> **Instructions for the task**: Output the first line of the listing and each line after it, up to and including the line that contains "(tkes) at (249,743)", exactly as written, minus the pictures.

> **Provided material**:
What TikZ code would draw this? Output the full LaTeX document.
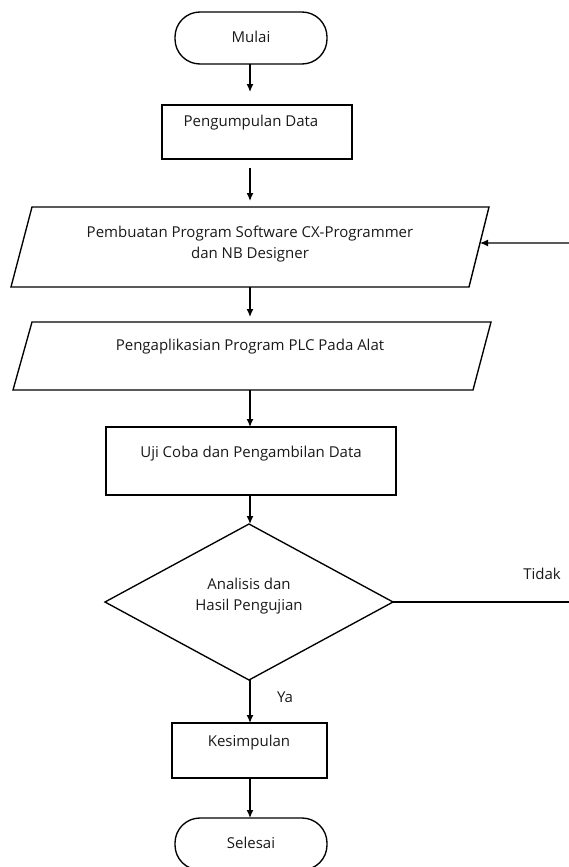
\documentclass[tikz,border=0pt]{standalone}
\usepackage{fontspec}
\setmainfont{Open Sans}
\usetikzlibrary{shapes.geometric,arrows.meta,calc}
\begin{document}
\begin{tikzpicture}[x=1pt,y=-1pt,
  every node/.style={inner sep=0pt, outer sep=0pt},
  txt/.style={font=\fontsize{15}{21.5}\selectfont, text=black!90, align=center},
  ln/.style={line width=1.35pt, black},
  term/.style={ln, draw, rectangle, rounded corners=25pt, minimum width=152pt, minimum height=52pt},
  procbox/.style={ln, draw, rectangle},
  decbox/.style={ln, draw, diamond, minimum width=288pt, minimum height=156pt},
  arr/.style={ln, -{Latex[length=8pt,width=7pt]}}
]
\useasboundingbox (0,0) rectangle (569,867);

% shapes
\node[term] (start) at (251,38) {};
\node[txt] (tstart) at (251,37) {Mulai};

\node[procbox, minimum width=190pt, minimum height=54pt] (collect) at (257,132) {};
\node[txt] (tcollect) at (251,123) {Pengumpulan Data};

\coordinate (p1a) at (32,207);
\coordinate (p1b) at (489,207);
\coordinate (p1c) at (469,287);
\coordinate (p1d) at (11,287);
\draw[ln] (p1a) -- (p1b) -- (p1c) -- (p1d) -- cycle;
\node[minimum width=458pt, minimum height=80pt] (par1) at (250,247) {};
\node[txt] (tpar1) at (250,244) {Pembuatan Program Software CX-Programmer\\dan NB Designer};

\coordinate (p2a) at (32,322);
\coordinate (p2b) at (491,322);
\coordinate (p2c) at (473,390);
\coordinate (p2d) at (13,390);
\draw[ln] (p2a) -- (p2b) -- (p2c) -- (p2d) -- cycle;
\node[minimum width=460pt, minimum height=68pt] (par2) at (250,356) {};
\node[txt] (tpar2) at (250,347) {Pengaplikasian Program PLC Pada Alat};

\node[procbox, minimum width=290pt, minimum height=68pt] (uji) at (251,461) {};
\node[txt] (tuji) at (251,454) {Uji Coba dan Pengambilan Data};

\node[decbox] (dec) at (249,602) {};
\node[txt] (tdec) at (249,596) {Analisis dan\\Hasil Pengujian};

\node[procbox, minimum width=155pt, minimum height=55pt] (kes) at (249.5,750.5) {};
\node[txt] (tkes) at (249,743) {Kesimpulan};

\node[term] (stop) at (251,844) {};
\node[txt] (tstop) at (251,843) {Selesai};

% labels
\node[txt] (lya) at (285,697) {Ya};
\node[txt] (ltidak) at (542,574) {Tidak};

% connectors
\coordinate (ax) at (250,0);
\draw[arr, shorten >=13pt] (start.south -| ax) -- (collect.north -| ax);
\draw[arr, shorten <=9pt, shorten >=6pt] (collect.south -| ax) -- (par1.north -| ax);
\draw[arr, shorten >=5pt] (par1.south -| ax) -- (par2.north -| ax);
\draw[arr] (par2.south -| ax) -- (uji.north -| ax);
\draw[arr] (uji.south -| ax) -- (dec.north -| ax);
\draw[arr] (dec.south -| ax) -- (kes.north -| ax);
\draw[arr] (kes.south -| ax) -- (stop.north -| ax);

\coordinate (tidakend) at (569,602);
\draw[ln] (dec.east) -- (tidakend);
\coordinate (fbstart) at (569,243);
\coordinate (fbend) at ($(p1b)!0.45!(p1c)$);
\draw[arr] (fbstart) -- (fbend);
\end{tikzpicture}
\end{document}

> **Result**:
What TikZ code would draw this? Output the full LaTeX document.
\documentclass[tikz,border=0pt]{standalone}
\usepackage{fontspec}
\setmainfont{Open Sans}
\usetikzlibrary{shapes.geometric,arrows.meta,calc}
\begin{document}
\begin{tikzpicture}[x=1pt,y=-1pt,
  every node/.style={inner sep=0pt, outer sep=0pt},
  txt/.style={font=\fontsize{15}{21.5}\selectfont, text=black!90, align=center},
  ln/.style={line width=1.35pt, black},
  term/.style={ln, draw, rectangle, rounded corners=25pt, minimum width=152pt, minimum height=52pt},
  procbox/.style={ln, draw, rectangle},
  decbox/.style={ln, draw, diamond, minimum width=288pt, minimum height=156pt},
  arr/.style={ln, -{Latex[length=8pt,width=7pt]}}
]
\useasboundingbox (0,0) rectangle (569,867);

% shapes
\node[term] (start) at (251,38) {};
\node[txt] (tstart) at (251,37) {Mulai};

\node[procbox, minimum width=190pt, minimum height=54pt] (collect) at (257,132) {};
\node[txt] (tcollect) at (251,123) {Pengumpulan Data};

\coordinate (p1a) at (32,207);
\coordinate (p1b) at (489,207);
\coordinate (p1c) at (469,287);
\coordinate (p1d) at (11,287);
\draw[ln] (p1a) -- (p1b) -- (p1c) -- (p1d) -- cycle;
\node[minimum width=458pt, minimum height=80pt] (par1) at (250,247) {};
\node[txt] (tpar1) at (250,244) {Pembuatan Program Software CX-Programmer\\dan NB Designer};

\coordinate (p2a) at (32,322);
\coordinate (p2b) at (491,322);
\coordinate (p2c) at (473,390);
\coordinate (p2d) at (13,390);
\draw[ln] (p2a) -- (p2b) -- (p2c) -- (p2d) -- cycle;
\node[minimum width=460pt, minimum height=68pt] (par2) at (250,356) {};
\node[txt] (tpar2) at (250,347) {Pengaplikasian Program PLC Pada Alat};

\node[procbox, minimum width=290pt, minimum height=68pt] (uji) at (251,461) {};
\node[txt] (tuji) at (251,454) {Uji Coba dan Pengambilan Data};

\node[decbox] (dec) at (249,602) {};
\node[txt] (tdec) at (249,596) {Analisis dan\\Hasil Pengujian};

\node[procbox, minimum width=155pt, minimum height=55pt] (kes) at (249.5,750.5) {};
\node[txt] (tkes) at (249,743) {Kesimpulan};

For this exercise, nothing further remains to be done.